The Union commander was beginning to manage a near-miraculous escape from deep within a fully aroused and angry Confederate region. The earlier feints in the direction of Lewisburg and Staunton as well as a false advance by his men toward the town of Fincastle had confused the pursuit and spread them widely apart. Soon, his Jessie Scouts were able to secure the services of a local guide who would take them through obscure country roads to safety. 

Jessie Scout Arch Rowand, 1st West Virginia Cavalry 

Scouts rode into the small community of New Castle, Virginia, after discussing who in the region would be the best guide for the nearly trapped Union column. There were approximately twelve hundred Confederate troops in the vicinity under experienced commanders like Fitzhugh Lee, John Echols, John McCausland, and William L. “Mudwall” Jackson, a man given a nickname to clearly distinguish him from his relative “Stonewall.”

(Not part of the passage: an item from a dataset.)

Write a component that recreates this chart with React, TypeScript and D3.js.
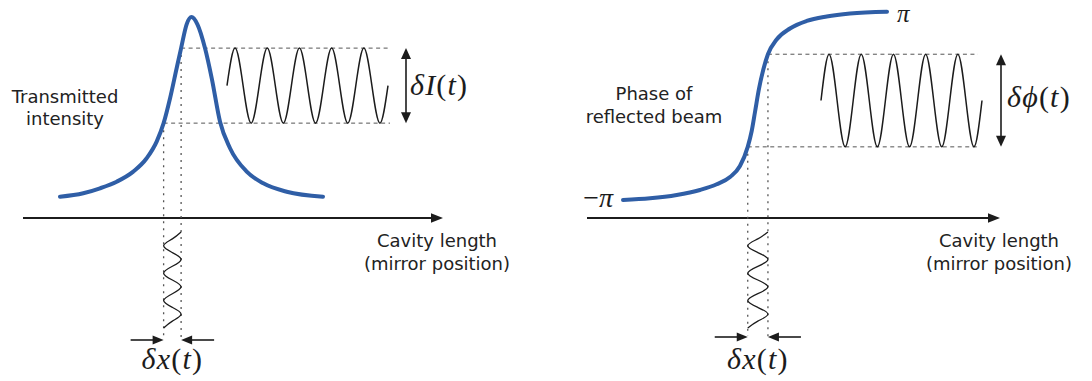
import React from "react";
import * as d3 from "d3";

const W = 1092;
const H = 381;

// Cavity transmission: detuning (arb. units) vs intensity normalised to the peak
const transDetuning = [-10, -8.23, -6.96, -5.69, -4.43, -3.41, -2.65, -2.12, -1.63, -1.13, -0.79, -0.37, 0, 0.45, 1.03, 1.54, 2.17, 2.93, 4.2, 5.46, 7.24, 10];
const transIntensity = [0.018, 0.037, 0.064, 0.1, 0.155, 0.228, 0.319, 0.42, 0.556, 0.72, 0.83, 0.96, 1, 0.96, 0.829, 0.665, 0.428, 0.283, 0.155, 0.091, 0.045, 0.018];

// Reflected-beam phase (in units of pi) vs detuning
const phaseDetuning = [-10, -7.95, -5.93, -4.17, -2.9, -1.89, -1.14, -0.55, -0.25, 0, 0.3, 0.63, 0.98, 1.64, 2.65, 3.92, 5.43, 7.2, 10];
const phaseValue = [-0.989, -0.972, -0.937, -0.884, -0.824, -0.747, -0.632, -0.43, -0.263, -0.063, 0.179, 0.384, 0.545, 0.7, 0.816, 0.895, 0.942, 0.974, 0.993];

// Mirror excursion: detuning limits swept by the mirror
const transSweep = [-2.12, -0.79];
const phaseSweep = [-0.55, 0.98];
// Resulting output swings
const intensitySwing = [0.42, 0.83];
const phaseSwing = [-0.43, 0.545];

// Modulation samples, one per quarter cycle (5 cycles of output, 3.5 cycles of mirror motion)
const outputModulation = [0, 1, 0, -1, 0, 1, 0, -1, 0, 1, 0, -1, 0, 1, 0, -1, 0, 1, 0, -1, 0];
const mirrorModulation = [1, 0, -1, 0, 1, 0, -1, 0, 1, 0, -1, 0, 1, 0, -1];

const BLUE = "#2f5ea6";
const INK = "#1c1c1c";
const GUIDE = "#555";
const SANS = "'DejaVu Sans', Verdana, sans-serif";
const SERIF = "'Liberation Serif', 'Times New Roman', serif";

type Pt = [number, number];

function head(tipX: number, tipY: number, dx: number, dy: number, len: number, half: number) {
  const bx = tipX - dx * len;
  const by = tipY - dy * len;
  const px = -dy * half;
  const py = dx * half;
  return `${tipX},${tipY} ${bx + px},${by + py} ${bx - px},${by - py}`;
}

function Panel(props: {
  detuning: number[];
  values: number[];
  x: d3.ScaleLinear<number, number>;
  y: d3.ScaleLinear<number, number>;
  sweep: number[];
  swing: number[];
  waveStart: number;
  waveEnd: number;
  guideEnd: number;
  arrowX: number;
  axisStart: number;
  axisEnd: number;
  bottomArrowY: number;
  deltaLabel: React.ReactNode;
}) {
  const { detuning, values, x, y, sweep, swing, waveStart, waveEnd, guideEnd, arrowX, axisStart, axisEnd, bottomArrowY } = props;
  const axisY = 218;

  const curvePts: Pt[] = detuning.map((d, i) => [d, values[i]]);
  const curve = d3
    .line<Pt>()
    .curve(d3.curveMonotoneX)
    .x((d) => x(d[0]))
    .y((d) => y(d[1]));

  // output modulation versus time
  const t = d3.scaleLinear().domain([0, 5]).range([waveStart, waveEnd]);
  const mid = (swing[0] + swing[1]) / 2;
  const amp = (swing[1] - swing[0]) / 2;
  const wave = d3
    .line<number>()
    .curve(d3.curveNatural)
    .x((_, i) => t(i / 4))
    .y((v) => y(mid + amp * v));

  // mirror motion versus time (time runs downwards)
  const tm = d3.scaleLinear().domain([0, 3.5]).range([232, 328]);
  const xmid = (sweep[0] + sweep[1]) / 2;
  const xamp = (sweep[1] - sweep[0]) / 2;
  const mirror = d3
    .line<number>()
    .curve(d3.curveNatural)
    .x((v) => x(xmid + xamp * v))
    .y((_, i) => tm(i / 4));

  const xa = x(sweep[0]);
  const xb = x(sweep[1]);
  const ylo = y(swing[0]);
  const yhi = y(swing[1]);

  return (
    <g>
      {/* axis */}
      <line x1={axisStart} x2={axisEnd - 8} y1={axisY} y2={axisY} stroke={INK} strokeWidth={1.8} />
      <polygon points={head(axisEnd, axisY, 1, 0, 12, 4.8)} fill={INK} />

      {/* guide lines */}
      <line x1={xb} x2={guideEnd} y1={yhi} y2={yhi} stroke={GUIDE} strokeWidth={1} strokeDasharray="4 3.5" />
      <line x1={xa} x2={guideEnd} y1={ylo} y2={ylo} stroke={GUIDE} strokeWidth={1} strokeDasharray="4 3.5" />
      <line x1={xa} x2={xa} y1={ylo} y2={336} stroke={GUIDE} strokeWidth={1.3} strokeDasharray="2 5" />
      <line x1={xb} x2={xb} y1={yhi} y2={338} stroke={GUIDE} strokeWidth={1.3} strokeDasharray="2 5" />

      {/* response curve */}
      <path d={curve(curvePts) ?? ""} fill="none" stroke={BLUE} strokeWidth={4} strokeLinecap="round" />

      {/* output modulation */}
      <path d={wave(outputModulation) ?? ""} fill="none" stroke={INK} strokeWidth={1.5} />

      {/* swing arrow */}
      <line x1={arrowX} x2={arrowX} y1={yhi + 8} y2={ylo - 8} stroke={INK} strokeWidth={1.6} />
      <polygon points={head(arrowX, yhi, 0, -1, 11, 5)} fill={INK} />
      <polygon points={head(arrowX, ylo, 0, 1, 11, 5)} fill={INK} />
      {props.deltaLabel}

      {/* mirror motion */}
      <path d={mirror(mirrorModulation) ?? ""} fill="none" stroke={INK} strokeWidth={1.3} />

      {/* excursion arrows */}
      <line x1={xa - 33} x2={xa - 8} y1={bottomArrowY} y2={bottomArrowY} stroke={INK} strokeWidth={1.6} />
      <polygon points={head(xa, bottomArrowY, 1, 0, 11, 4.5)} fill={INK} />
      <line x1={xb + 33} x2={xb + 8} y1={bottomArrowY} y2={bottomArrowY} stroke={INK} strokeWidth={1.6} />
      <polygon points={head(xb, bottomArrowY, -1, 0, 11, 4.5)} fill={INK} />
      <text x={(xa + xb) / 2} y={369} textAnchor="middle" fontFamily={SERIF} fontSize={30} fill={INK} letterSpacing={1.2}>
        <tspan fontStyle="italic">δx</tspan>
        <tspan>(</tspan>
        <tspan fontStyle="italic">t</tspan>
        <tspan>)</tspan>
      </text>
    </g>
  );
}

export default function App() {
  const xL = d3.scaleLinear().domain([-10, 10]).range([60, 323]);
  const yL = d3.scaleLinear().domain([0, 1]).range([200, 17]);
  const xR = d3.scaleLinear().domain([-10, 10]).range([623, 887]);
  const yR = d3.scaleLinear().domain([-1, 1]).range([201, 11]);

  const textStyle = { fontFamily: SANS, fontSize: 18, fill: "#222" } as const;

  return (
    <svg width={W} height={H} viewBox={`0 0 ${W} ${H}`} style={{ position: "absolute", left: 0, top: 0, background: "#fff" }}>
      <rect width={W} height={H} fill="#fff" />

      <Panel
        detuning={transDetuning}
        values={transIntensity}
        x={xL}
        y={yL}
        sweep={transSweep}
        swing={intensitySwing}
        waveStart={227}
        waveEnd={388}
        guideEnd={390}
        arrowX={406}
        axisStart={23}
        axisEnd={443}
        bottomArrowY={340}
        deltaLabel={
          <text x={410} y={95} fontFamily={SERIF} fontSize={30} fill={INK} letterSpacing={1.2}>
            <tspan fontStyle="italic">δI</tspan>
            <tspan>(</tspan>
            <tspan fontStyle="italic">t</tspan>
            <tspan>)</tspan>
          </text>
        }
      />

      <Panel
        detuning={phaseDetuning}
        values={phaseValue}
        x={xR}
        y={yR}
        sweep={phaseSweep}
        swing={phaseSwing}
        waveStart={821}
        waveEnd={982}
        guideEnd={978}
        arrowX={1001}
        axisStart={587}
        axisEnd={1000}
        bottomArrowY={337}
        deltaLabel={
          <text x={1007} y={107} fontFamily={SERIF} fontSize={30} fill={INK} letterSpacing={1.2}>
            <tspan fontStyle="italic">δϕ</tspan>
            <tspan>(</tspan>
            <tspan fontStyle="italic">t</tspan>
            <tspan>)</tspan>
          </text>
        }
      />

      {/* curve captions */}
      <text {...textStyle} textAnchor="middle">
        <tspan x={65} y={103}>Transmitted</tspan>
        <tspan x={65} y={125}>intensity</tspan>
      </text>
      <text {...textStyle} textAnchor="middle">
        <tspan x={654} y={100}>Phase of</tspan>
        <tspan x={654} y={123}>reflected beam</tspan>
      </text>

      {/* axis captions */}
      <text {...textStyle} textAnchor="middle">
        <tspan x={437} y={247}>Cavity length</tspan>
        <tspan x={437} y={270}>(mirror position)</tspan>
      </text>
      <text {...textStyle} textAnchor="middle">
        <tspan x={999} y={247}>Cavity length</tspan>
        <tspan x={999} y={270}>(mirror position)</tspan>
      </text>

      {/* phase limits */}
      <text x={897} y={22} fontFamily={SERIF} fontSize={25} fontStyle="italic" fill={INK}>π</text>
      <text x={613} y={207} textAnchor="end" fontFamily={SERIF} fontSize={28} fill={INK}>
        <tspan>−</tspan>
        <tspan fontStyle="italic">π</tspan>
      </text>
    </svg>
  );
}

Once the decision was made to “impress” a local guide, the scouts settled for the services of someone who would be in the best position to know all of the area’s more obscure roads and trails: “Dr. Wylie,” a man who would have ridden all of the back roads during the worst of weather. The country doctor was selected and advised that if he wanted to be able to survive the war’s current dangers, he would lead the entire command to the relative safety of West Virginia. 

Leaving the campfires burning in the night, Averell was able to escape once more from the closely drawn Confederate traps that had been set for him. His corps reached the bridges over Jackson River near Covington and crossed at a gallop as the bridges had been filled with combustible materials and were set for destruction. One of Averell’s regiments remained on the south side of the river to provide security as their wagons and ambulances crossed, but these were trapped when the Union commander ordered the bridges burned. Averell ordered the trapped regiment to swim their horses across the freezing, ice-filled river after destroying the wagons; four men drowned. A night attack against the regiment had cost the lives of five officers and had lost 119 men as it prepared to move.


Due to confused orders from General Kelley, the regiments placed earlier into positions from which they would be able to support Averell’s retreat were no longer there. Nearly trapped, the Union column was able to ride over obscure roads and trails to the Greenbrier River Valley, just inside the eastern boundary of West Virginia, as they continued north toward the safety of their base areas.


Averell’s report illustrates best the conditions faced by his men:


“On the way to Edray my rear guard experienced some trifling attacks on the 22nd. The road thence to Beverly was a glacier, which was traversed with great difficulty and peril. The artillery was drawn almost entirely by dismounted men during the 23rd and 24th. Couriers had been sent forward to Beverly to bring out subsistence and forage, which we succeeded, after extreme hardships, in meeting on the 24th.

“The officers and men undertook all that was required of them, and endured all the sufferings from fatigue, hunger, and cold with extraordinary fortitude, even with cheerfulness. The march of 400 miles, which was concluded at Beverly, was the most difficult I have ever seen performed.” 

Averrell, seated

The raid across the entire length of the new Union state, West Virginia, by twenty-five hundred Union soldiers had been more successful than anyone had ever hoped when the excursion into Confederate territory was ordered. Averell, through skillful planning and the careful deployment of his scouts, had managed to ride deeply into hostile territory for two weeks to destroy a major Confederate depot and disrupt a primary railroad communications route between Virginia and Tennessee. He lost only a few men on the freezing trip, and his men were soon to receive the thanks of a grateful government. Secretary of War Edwin M. Stanton ordered that all the men on the raid be provided new suits, gratis, to replace those ruined by the rigors of the long trip.

The Union army had come a long way since Andrews suggested a raid on a similar railroad target early in the previous year.